Wed, Nov 07, 2018 - Page 1 News List

Change seeks to draw certified workers

RECIPROCITY:Easing of the requirements would include test takers being able to have their educational background reviewed in lieu of taking a paper-based test

By Sean Lin  /  Staff reporter

In an effort to attract foreign talent, the Legislative Yuan yesterday passed an amendment to the Professionals and Technologists Examinations Act (專門職業及技術人員考試法) that would allow foreign professionals certified in their home countries to skip some of the examination process required to work in Taiwan.

The amendment is based on the principle of reciprocity — as some countries have partially exempted Taiwanese from professional testing that they require — and from its ratification would allow foreign workers with valid certificates awarded by their home governments to apply for an exemption from certain subjects, stages or tests needed to work in their profession in Taiwan.

An exemption would be granted by authorities of the target profession after an applicant’s work experience in that profession or related fields has been factored in, the amendment says.

Test takers might also apply to take an oral test, or have their educational background and work experience reviewed in lieu of taking a paper-based test, it says, adding that foreigners and citizens of the Republic of China living overseas could choose to take a test in English instead of in Chinese.

In other news, lawmakers passed the third reading of an amendment to the National Property Act (國有財產法), which would authorize the Ministry of Finance to reclaim underused or unused public lands and reclassify them as non-public property.

Chinese Nationalist Party (KMT) Legislator William Tseng (曾銘宗), who proposed the amendment, said that a 2003 regulation allows the ministry to reclassify state-owned lands that are underused or unused as state-owned non-public lands after obtaining the approval of the authorities overseeing those lands and the Executive Yuan.

The stipulation would reduce the red tape involved in negotiating the repurposing of such land, which would facilitate urban regeneration and drive up private investment, thereby boosting the economy, Tseng said.

The amendment gives the ministry the right to ask authorities overseeing unused or underused public lands to turn in a land revitalization report within a prescribed period.

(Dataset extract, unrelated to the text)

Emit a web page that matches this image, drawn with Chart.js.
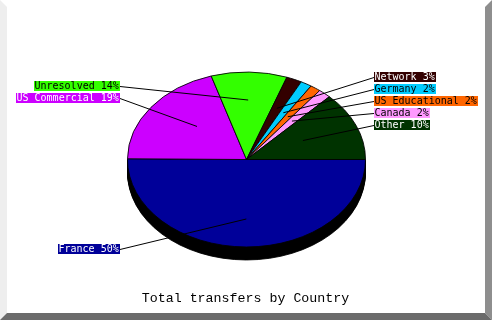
<!DOCTYPE html>
<html><head><meta charset="utf-8">
<script src="https://cdn.jsdelivr.net/npm/chart.js@4"></script>
<style>html,body{margin:0;padding:0;background:#fff;overflow:hidden}canvas{display:block}</style>
</head><body>
<canvas id="c" width="492" height="320"></canvas>
<script>
// ---- data ----
const categories = ['France', 'US Commercial', 'Unresolved', 'Network', 'Germany', 'US Educational', 'Canada', 'Other'];
const shares = [50, 18.5, 13.6, 2.5, 1.7, 1.5, 1.7, 10.3];
const titleText = 'Total transfers by Country';

// ---- styles / layout ----
const sliceColors = ['#000099', '#cc00ff', '#33ff00', '#330000', '#00ccff', '#ff6600', '#ff99ff', '#003300'];
const labelTextColors = ['#fff', '#fff', '#000', '#fff', '#000', '#000', '#000', '#fff'];
const labelSide = ['L', 'L', 'L', 'R', 'R', 'R', 'R', 'R'];
const labelY = [249, 98, 86, 77, 89, 101, 113, 125];
const TILT = 0.735, DEPTH = 13;

// screen-angle shares -> parametric arc sizes for the tilted (squashed) pie
function projectedSizes(vals) {
  const total = vals.reduce((a, b) => a + b, 0);
  let cum = 0; const th = [0];
  vals.forEach((v, i) => {
    cum += v;
    const phi = cum / total * 2 * Math.PI;
    let t = Math.atan2(Math.sin(phi), TILT * Math.cos(phi));
    if (t < 1e-9) t += 2 * Math.PI;
    if (i === vals.length - 1) t = 2 * Math.PI;
    th.push(t);
  });
  return vals.map((v, i) => th[i + 1] - th[i]);
}

const pie3d = {
  id: 'pie3d',
  beforeDraw(chart) {
    const ctx = chart.ctx;
    ctx.save();
    ctx.fillStyle = '#fff'; ctx.fillRect(0, 0, 492, 320);
    ctx.fillStyle = '#eeeeee';
    ctx.beginPath(); ctx.moveTo(0, 0); ctx.lineTo(7, 7); ctx.lineTo(7, 313); ctx.lineTo(0, 320); ctx.closePath(); ctx.fill();
    ctx.fillStyle = '#8e8e8e';
    ctx.beginPath(); ctx.moveTo(485, 7); ctx.lineTo(492, 0); ctx.lineTo(492, 320); ctx.lineTo(485, 313); ctx.closePath(); ctx.fill();
    ctx.fillStyle = '#6b6b6b';
    ctx.beginPath(); ctx.moveTo(0, 320); ctx.lineTo(7, 313); ctx.lineTo(485, 313); ctx.lineTo(492, 320); ctx.closePath(); ctx.fill();
    ctx.restore();
  },
  beforeDatasetsDraw(chart) {
    const ctx = chart.ctx;
    const a0 = chart.getDatasetMeta(0).data[0];
    const cx = a0.x, cy = a0.y;
    ctx.save();
    ctx.translate(cx, cy); ctx.scale(1, TILT); ctx.translate(-cx, -cy);
    const orig = a0.options;
    a0.options = Object.assign({}, orig, { backgroundColor: '#000', borderColor: '#000' });
    for (let d = DEPTH; d >= 1; d--) {
      ctx.save(); ctx.translate(0, d / TILT); a0.draw(ctx); ctx.restore();
    }
    a0.options = orig;
  },
  afterDatasetsDraw(chart) {
    const ctx = chart.ctx;
    ctx.restore();
    const a0 = chart.getDatasetMeta(0).data[0];
    const cx = a0.x, cy = a0.y, R = a0.outerRadius;
    const total = shares.reduce((a, b) => a + b, 0);
    ctx.save();
    ctx.font = "10px 'DejaVu Sans Mono'";
    ctx.textBaseline = 'middle';
    ctx.textAlign = 'left';
    ctx.lineWidth = 1;
    let cum = 0;
    shares.forEach((v, i) => {
      const mid = (cum + v / 2) / total * 2 * Math.PI;
      cum += v;
      const px = cx + 0.5 * R * Math.cos(mid), py = cy + 0.5 * R * Math.sin(mid);
      const text = categories[i] + ' ' + Math.round(v) + '%';
      const w = Math.ceil(ctx.measureText(text).width) + 1;
      const y = labelY[i];
      let bx, ex;
      if (labelSide[i] === 'L') { ex = Math.round(cx - R - 8); bx = ex - w; }
      else { bx = Math.round(cx + R + 8); ex = bx; }
      ctx.strokeStyle = '#000';
      ctx.beginPath(); ctx.moveTo(px, py); ctx.lineTo(ex, y + 0.5); ctx.stroke();
      ctx.fillStyle = sliceColors[i];
      ctx.fillRect(bx, y - 5, w, 10);
      ctx.fillStyle = labelTextColors[i];
      ctx.fillText(text, bx + 0.5, y + 0.5);
    });
    ctx.font = "13.3px 'Liberation Mono'";
    ctx.textAlign = 'center';
    ctx.fillStyle = '#000';
    ctx.fillText(titleText, 245.5, 298);
    ctx.restore();
  }
};

new Chart(document.getElementById('c'), {
  type: 'pie',
  data: {
    labels: categories,
    datasets: [{
      data: projectedSizes(shares),
      backgroundColor: sliceColors,
      borderColor: '#000',
      borderWidth: 1,
      clip: false
    }]
  },
  options: {
    responsive: false,
    animation: false,
    devicePixelRatio: 1,
    rotation: 90,
    events: [],
    layout: { padding: { left: 127, right: 126, top: 40, bottom: 41 } },
    plugins: { legend: { display: false }, tooltip: { enabled: false }, title: { display: false } }
  },
  plugins: [pie3d]
});
</script>
</body></html>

According to the amendment, the ministry could ask to reclaim underused or unused land, which would be transferred into the custody of the National Property Administration after approval by the Executive Yuan to abrogate the binding land allocation permit.

Under the amendment, the ministry could file for land-use permits to be repealed by the Executive Yuan if use of the land no longer matches the permit or if the land is unused, underused or uneconomically used.